This project is a BBSRC strategic longer and larger (sLoLa) grant award that brings together complementary expertise in wheat genetics, genomics and bioinformatics from four UK based institutes: The Genome Analysis Centre (TGAC, now known as the Earlham Institute), John Innes Centre (JIC), European Bioinformatics Institute (EBI) and Rothamsted Research (RRes). Functional genomics research is carried out in collaboration with the University of California Davis (http://dubcovskylab.ucdavis.edu/wheat-tilling).

The five-year research programme is being carried out in three inter-dependent themes and has run from 1st August 2012.

Why sequence wheat?
Grass crops such as with wheat, rice and maize provide most of the nutrition for humans and domesticated animals, and are grown on vast areas of the world's surface.
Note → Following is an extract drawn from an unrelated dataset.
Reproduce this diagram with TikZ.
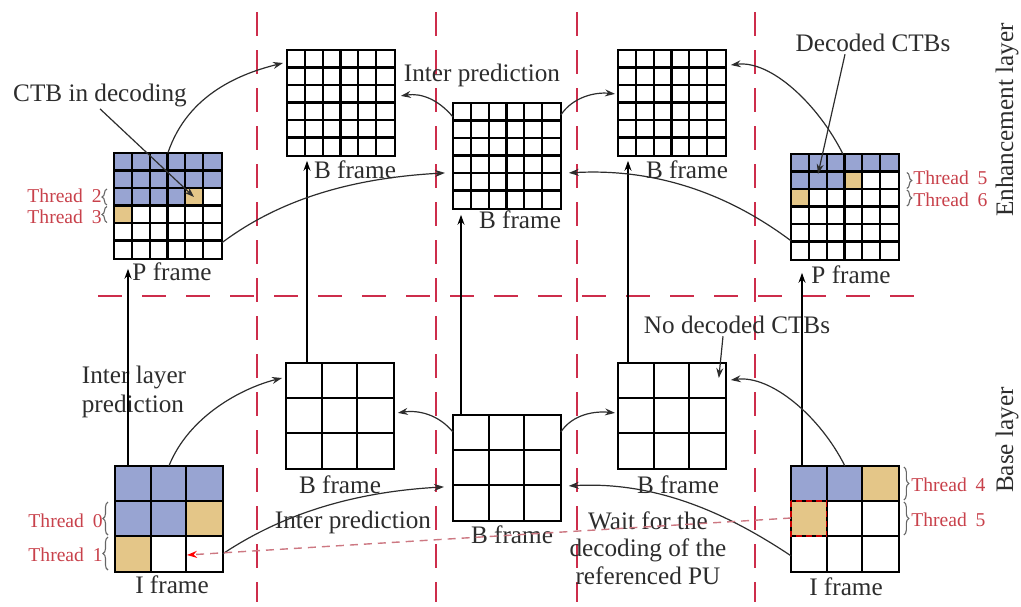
\documentclass[tikz,border=0pt]{standalone}
\usepackage{fontspec}
\setmainfont{Liberation Serif}
\usetikzlibrary{arrows.meta,calc,decorations.pathreplacing}

\definecolor{ctbblue}{RGB}{152,164,210}
\definecolor{ctbgold}{RGB}{228,198,136}
\definecolor{divred}{RGB}{205,45,75}
\definecolor{threadred}{RGB}{200,65,75}
\definecolor{inkgray}{RGB}{45,45,45}
\definecolor{waitpink}{RGB}{205,120,130}

\tikzset{
  ctbframe/.style={
    minimum width=53.5pt, minimum height=52.5pt,
    inner sep=0pt, anchor=north west
  },
  gridline/.style={black, line width=1.05pt},
  framelabel/.style={
    font=\fontsize{12.6}{14}\selectfont, text=inkgray,
    inner sep=1pt
  },
  notelabel/.style={
    font=\fontsize{12.6}{14.5}\selectfont, text=inkgray,
    inner sep=1pt
  },
  threadlabel/.style={
    font=\fontsize{9.8}{11}\selectfont, text=threadred,
    inner sep=0.5pt, text height=7pt, text depth=0pt
  },
  threadbrace/.style={
    decorate, decoration={brace, amplitude=2.5pt},
    draw=gray!80!black, line width=0.55pt
  },
  predarrow/.style={
    -{Stealth[length=5pt,width=3.5pt]},
    draw=inkgray, line width=0.6pt
  },
  layerarrow/.style={
    -{Stealth[length=5pt,width=3.5pt]},
    draw=black, line width=0.8pt
  },
  divider/.style={draw=divred, line width=1pt},
  waitline/.style={
    -{Stealth[length=5pt,width=3.5pt,color=red]},
    draw=waitpink, line width=0.7pt, dash pattern=on 4pt off 3pt
  },
  waitbox/.style={draw=red!80!black, line width=0.6pt, dash pattern=on 3pt off 2pt},
}

% one cell of a CTB grid: frame node, cells per side, column, row, colour
\newcommand{\ctbcell}[5]{%
  \fill[#5] ($(#1.north west)+({(#3-1)*107/#2},{(#4-1)*105/#2})$)
    rectangle +({107/#2},{105/#2});
}
% grid lines and border of a frame: frame node, cells per side
\newcommand{\ctbgrid}[2]{%
  \pgfmathtruncatemacro{\ctbm}{#2-1}
  \foreach \k in {1,...,\ctbm}{
    \draw[gridline] ($(#1.north west)+({\k*107/#2},0)$) -- +(0,105);
    \draw[gridline] ($(#1.north west)+(0,{\k*105/#2})$) -- +(107,0);
  }
  \draw[gridline] (#1.north west) rectangle (#1.south east);
}

\begin{document}
\begin{tikzpicture}[x=0.5pt, y=-0.5pt]
\useasboundingbox (0,0) rectangle (1021,606);

%% Frames, enhancement layer (6x6 CTBs)
\node[ctbframe] (pL)  at (114,153) {};
\node[ctbframe] (bTL) at (287,50)  {};
\node[ctbframe] (bTM) at (453,103) {};
\node[ctbframe] (bTR) at (618,50)  {};
\node[ctbframe] (pR)  at (791,154) {};

%% Frames, base layer (3x3 CTBs)
\node[ctbframe] (iL)  at (115,466) {};
\node[ctbframe] (bBL) at (286,363) {};
\node[ctbframe] (bBM) at (453,415) {};
\node[ctbframe] (bBR) at (618,363) {};
\node[ctbframe] (iR)  at (791,466) {};

%% Decoded / in-decoding CTBs
\foreach \c in {1,...,6}{
  \ctbcell{pL}{6}{\c}{1}{ctbblue}
  \ctbcell{pL}{6}{\c}{2}{ctbblue}
  \ctbcell{pR}{6}{\c}{1}{ctbblue}
}
\foreach \c in {1,...,4}{\ctbcell{pL}{6}{\c}{3}{ctbblue}}
\ctbcell{pL}{6}{5}{3}{ctbgold}
\ctbcell{pL}{6}{1}{4}{ctbgold}
\foreach \c in {1,...,3}{\ctbcell{pR}{6}{\c}{2}{ctbblue}}
\ctbcell{pR}{6}{4}{2}{ctbgold}
\ctbcell{pR}{6}{1}{3}{ctbgold}

\foreach \c in {1,...,3}{\ctbcell{iL}{3}{\c}{1}{ctbblue}}
\ctbcell{iL}{3}{1}{2}{ctbblue}
\ctbcell{iL}{3}{2}{2}{ctbblue}
\ctbcell{iL}{3}{3}{2}{ctbgold}
\ctbcell{iL}{3}{1}{3}{ctbgold}
\ctbcell{iR}{3}{1}{1}{ctbblue}
\ctbcell{iR}{3}{2}{1}{ctbblue}
\ctbcell{iR}{3}{3}{1}{ctbgold}
\ctbcell{iR}{3}{1}{2}{ctbgold}

%% Grids
\ctbgrid{pL}{6}
\ctbgrid{bTL}{6}
\ctbgrid{bTM}{6}
\ctbgrid{bTR}{6}
\ctbgrid{pR}{6}
\ctbgrid{iL}{3}
\ctbgrid{bBL}{3}
\ctbgrid{bBM}{3}
\ctbgrid{bBR}{3}
\ctbgrid{iR}{3}

%% Red dashed dividers
\foreach \x in {257,436,577,755}
  \draw[divider, dash pattern=on 12pt off 7pt] (\x,12) -- (\x,602);
\draw[divider, dash pattern=on 12pt off 10pt] (98,296) -- (928,296);

%% Frame labels
\node[framelabel] (pLlab)  at (172,272) {P frame};
\node[framelabel] (bTLlab) at (355,170) {B frame};
\node[framelabel] (bTMlab) at (520,220) {B frame};
\node[framelabel] (bTRlab) at (687,170) {B frame};
\node[framelabel] (pRlab)  at (851,275) {P frame};
\node[framelabel] (iLlab)  at (172,585) {I frame};
\node[framelabel] (bBLlab) at (340,485) {B frame};
\node[framelabel] (bBMlab) at (512,535) {B frame};
\node[framelabel] (bBRlab) at (678,485) {B frame};
\node[framelabel] (iRlab)  at (846,587) {I frame};

%% Layer labels
\node[framelabel, rotate=90] (enhlab)  at (1007,120) {Enhancement layer};
\node[framelabel, rotate=90] (baselab) at (1007,440) {Base layer};

%% Notes
\node[notelabel] (interTop) at (482,75)  {Inter prediction};
\node[notelabel] (interBot) at (353,522) {Inter prediction};
\node[notelabel, align=left] (interLayer) at (134,392) {Inter layer\\prediction};
\node[notelabel, align=center, font=\fontsize{12.6}{13.8}\selectfont] (waitNote) at (648,548)
  {Wait for the\\decoding of the\\referenced PU};
\node[notelabel] (ctbDec)   at (100,95)  {CTB in decoding};
\node[notelabel] (decoded)  at (873,43)  {Decoded CTBs};
\node[notelabel] (noDec)    at (737,325) {No decoded CTBs};

%% Thread braces
\draw[threadbrace] ($(pL.north west)+(-7,52)$) -- ($(pL.north west)+(-7,36)$);
\draw[threadbrace] ($(pL.north west)+(-7,69.5)$) -- ($(pL.north west)+(-7,53.5)$);
\node[threadlabel, anchor=east] (th2) at (103,195) {Thread\hspace{0.45em}2};
\node[threadlabel, anchor=east] (th3) at (103,216) {Thread\hspace{0.45em}3};

\draw[threadbrace] ($(iL.north west)+(-7,69)$) -- ($(iL.north west)+(-7,36)$);
\draw[threadbrace] ($(iL.north west)+(-7,104)$) -- ($(iL.north west)+(-7,71)$);
\node[threadlabel, anchor=east] (th0) at (104,520) {Thread\hspace{0.45em}0};
\node[threadlabel, anchor=east] (th1) at (104,554) {Thread\hspace{0.45em}1};

\draw[threadbrace] ($(pR.north east)+(8,18.5)$) -- ($(pR.north east)+(8,34.5)$);
\draw[threadbrace] ($(pR.north east)+(8,36)$) -- ($(pR.north east)+(8,52)$);
\node[threadlabel, anchor=west] (th5e) at (912,177) {Thread\hspace{0.45em}5};
\node[threadlabel, anchor=west] (th6)  at (912,199) {Thread\hspace{0.45em}6};

\draw[threadbrace] ($(iR.north east)+(5,1)$) -- ($(iR.north east)+(5,34)$);
\draw[threadbrace] ($(iR.north east)+(5,36)$) -- ($(iR.north east)+(5,69)$);
\node[threadlabel, anchor=west] (th4)  at (910,484) {Thread\hspace{0.45em}4};
\node[threadlabel, anchor=west] (th5b) at (910,519) {Thread\hspace{0.45em}5};

%% Inter layer prediction (base -> enhancement)
\draw[layerarrow] ($(iL.north west)+(13,0)$)  -- ($(pL.south west)+(14,10)$);
\draw[layerarrow] ($(bBL.north west)+(21,0)$) -- ($(bTL.south west)+(20,5)$);
\draw[layerarrow] ($(bBM.north west)+(8,0)$)  -- ($(bTM.south west)+(8,6)$);
\draw[layerarrow] ($(bBR.north west)+(10,0)$) -- ($(bTR.south west)+(10,5)$);
\draw[layerarrow] ($(iR.north west)+(11,0)$)  -- ($(pR.south west)+(11,13)$);

%% Inter prediction, enhancement layer
\draw[predarrow] (pL.north) .. controls +(20,-60) and +(-40,10) .. ($(bTL.north west)+(-4,13)$);
\draw[predarrow] ($(pL.south east)+(0,-16)$) .. controls +(60,-45) and +(-90,5) .. ($(bTM.west)+(-8,17)$);
\draw[predarrow] ($(bTM.north west)+(0,14)$) .. controls +(-15,-18) and +(20,-3) .. ($(bTL.east)+(6,-7)$);
\draw[predarrow] ($(bTM.north east)+(0,12)$) .. controls +(12,-18) and +(-20,-2) .. ($(bTR.west)+(-3,-9)$);
\draw[predarrow] ($(pR.north)+(-2,0)$) .. controls +(-25,-50) and +(40,-5) .. ($(bTR.north east)+(5,15)$);
\draw[predarrow] ($(pR.south west)+(0,-19)$) .. controls +(-60,-45) and +(90,-5) .. ($(bTM.east)+(8,17)$);

%% Inter prediction, base layer
\draw[predarrow] (iL.north) .. controls +(20,-50) and +(-40,10) .. ($(bBL.north west)+(-4,15)$);
\draw[predarrow] ($(iL.south east)+(0,-18)$) .. controls +(60,-40) and +(-90,5) .. ($(bBM.west)+(-9,19)$);
\draw[predarrow] ($(bBM.north west)+(0,17)$) .. controls +(-15,-18) and +(20,-3) .. ($(bBL.east)+(4,-3)$);
\draw[predarrow] ($(bBM.north east)+(0,17)$) .. controls +(12,-18) and +(-20,-2) .. ($(bBR.west)+(-3,-3)$);
\draw[predarrow] (iR.north) .. controls +(-25,-50) and +(40,-5) .. ($(bBR.north east)+(5,17)$);
\draw[predarrow] ($(iR.south west)+(0,-16)$) .. controls +(-60,-40) and +(90,-5) .. ($(bBM.east)+(8,18)$);

%% Note pointers
\draw[predarrow] (ctbDec.south) -- ($(pL.north west)+(80,44)$);
\draw[predarrow] ($(decoded.south)+(-28,0)$) -- ($(pR.north west)+(27,20)$);
\draw[predarrow] ($(noDec.south)+(-14,0)$) -- ($(bBR.north east)+(-7,15)$);

%% Wait for the referenced PU
\draw[waitbox] ($(iR.north west)+(0,35)$) rectangle +(35.7,35);
\draw[waitline] ($(iR.north west)+(0,52)$) -- ($(iL.north west)+(72,89)$);

\end{tikzpicture}
\end{document}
Future production of these crops needs to increase to meet the growing world population, while parallel increases in the sustainability of crop production also needs to be achieved against a background of global climate change. Wheat production is extremely important in emerging economies and in marginal growing areas, and its production is increasingly prone to elevated temperatures and disease epidemics.

The project currently has three inter-related research Themes to:

• Define complete sequences of all wheat genes and their accurate long-range order in the A, B and D genomes of the reference line Chinese Spring 42
• Identify and annotate important genome features such as genes and repeats
• Develop cost-effective sequencing methods for sequencing multiple wheat varieties
• Generate genomic resources for understanding the functions of wheat genes
• Create databases and bioinformatics tools to exploit the genome resources for crop improvement and research
• Establish links with breeders and international projects aimed at securing future supplies of wheat

Access to accurate genome sequence assemblies of wheat varieties and progenitor species will unlock new sources of genetic diversity for breeding and accelerate the production of new varieties. Genome assembles will also provide key foundations for understanding the complex evolution and domestication of wheat and the functions of wheat genes. The exceptionally large polyploid genome of wheat is a major barrier to genome sequencing and assembly because it is composed of three closely- related and independently maintained genomes, each of which contains very large tracts of repetitive DNA that make each of these three genomes much larger that the human genome.

Our strategy has been to build on past sequencing efforts that have identified most wheat genes and their approximate chromosomal locations, and to exploit and adapt new approaches to whole genome shotgun sequencing as the most rapid and cost-effective sequencing strategy.